The story follows Abe, a man in his forties from Ahkwesáhsne (known as Mohawk in colonizer terms), who returns to his family’s home after living in Miami for a couple of decades.

Abe feels lost; his marriage is coming to an end, and he is grappling with a debilitating, degenerative, and fatal illness. After spending years passing for white in Miami, he is a go-with-the-flow kind of person, despite his concerns about the direction of his life. He feels disconnected and directionless and has unresolved issues.

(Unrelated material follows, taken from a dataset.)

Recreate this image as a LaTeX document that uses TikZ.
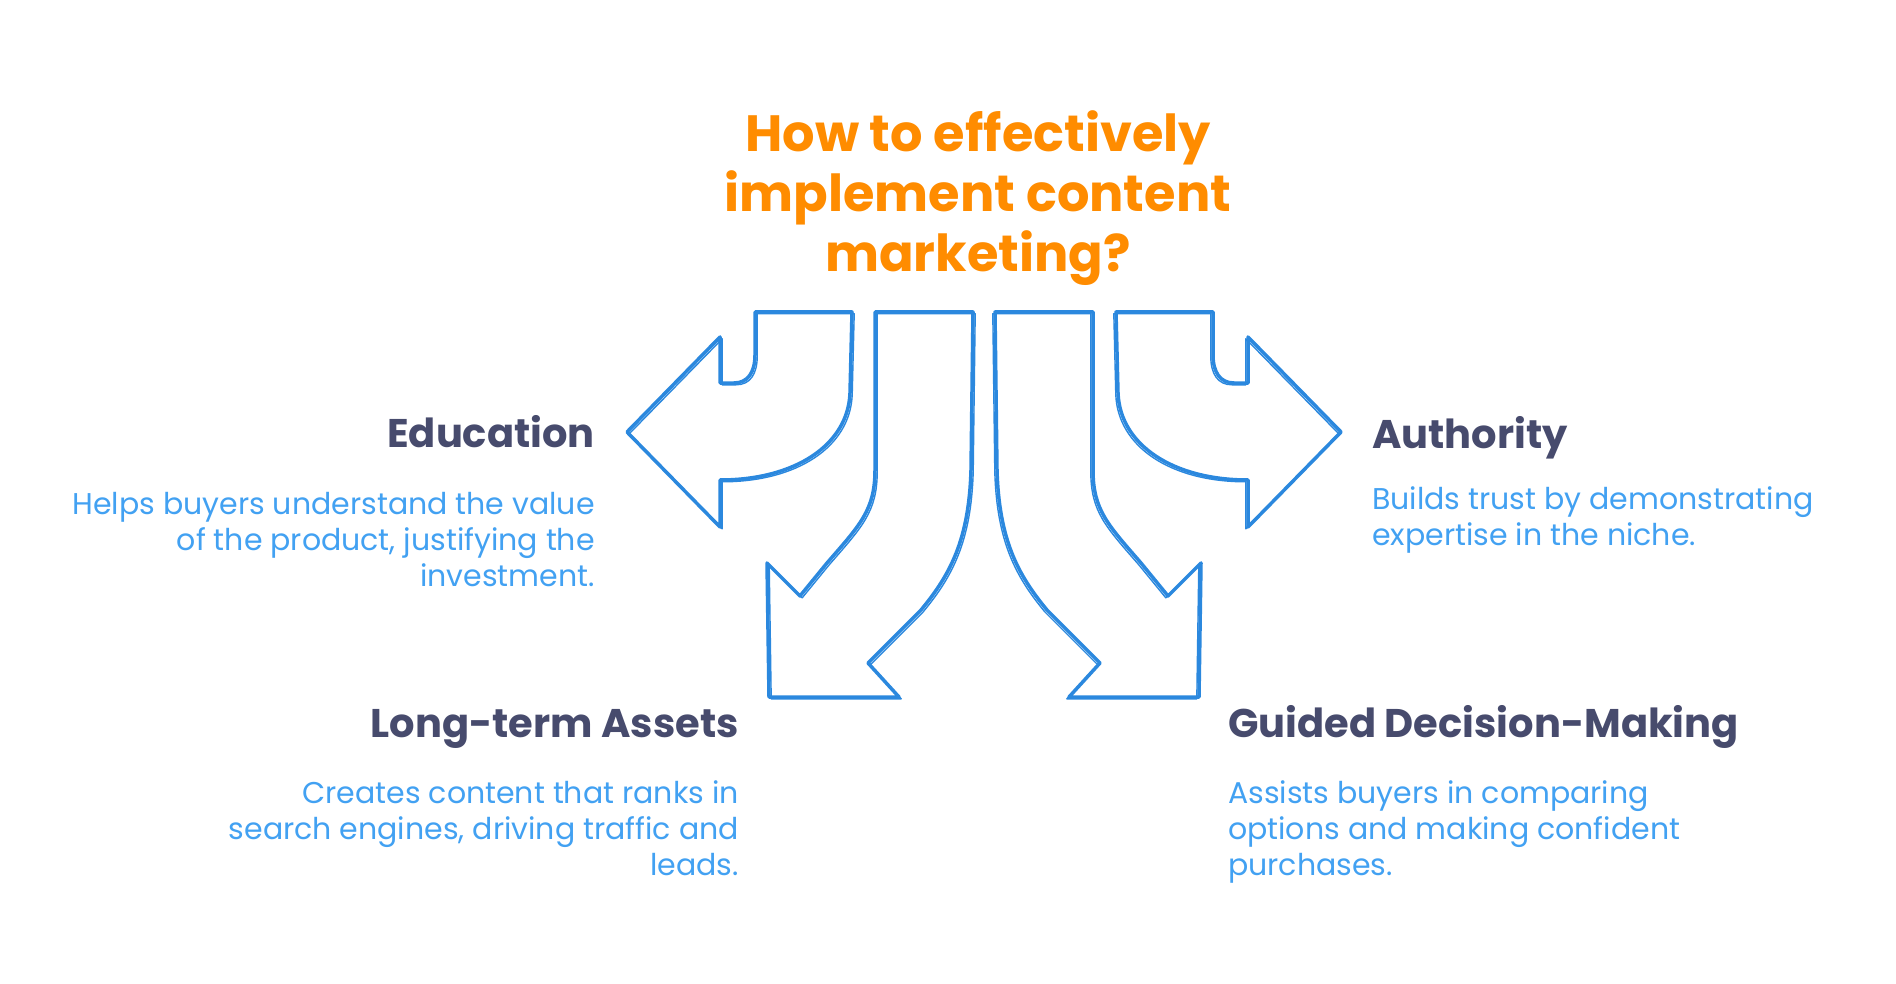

Back on the Rez, Abe reluctantly reconnects with his family, friends, and his Great Uncle Budge, a healer. His illness creates lesions, which made me recall those during the AIDS crisis, another group of marginalized people left to die. It also threatens to affect his memory. This erasure parallels the loss of his people's culture and language. He is disappearing like the Ahkwesáhsne.

The novel is rich in culture and history, exploring themes of emotional pain, love, and joy. It delves into identity, survival, and the struggle against cultural erasure. Curtis skillfully presents a witty historical perspective while balancing a narrative that offers hope for the future, emphasizing the importance of self-worth and the value of one’s identity. The story is both heartbreaking and hopeful, leaving the reader with much to think about.

I wholeheartedly recommend this novel; it is one of the best I have read this year. I want to thank NetGalley and Zando for the ARC. I will be purchasing this book and recommending it to everyone!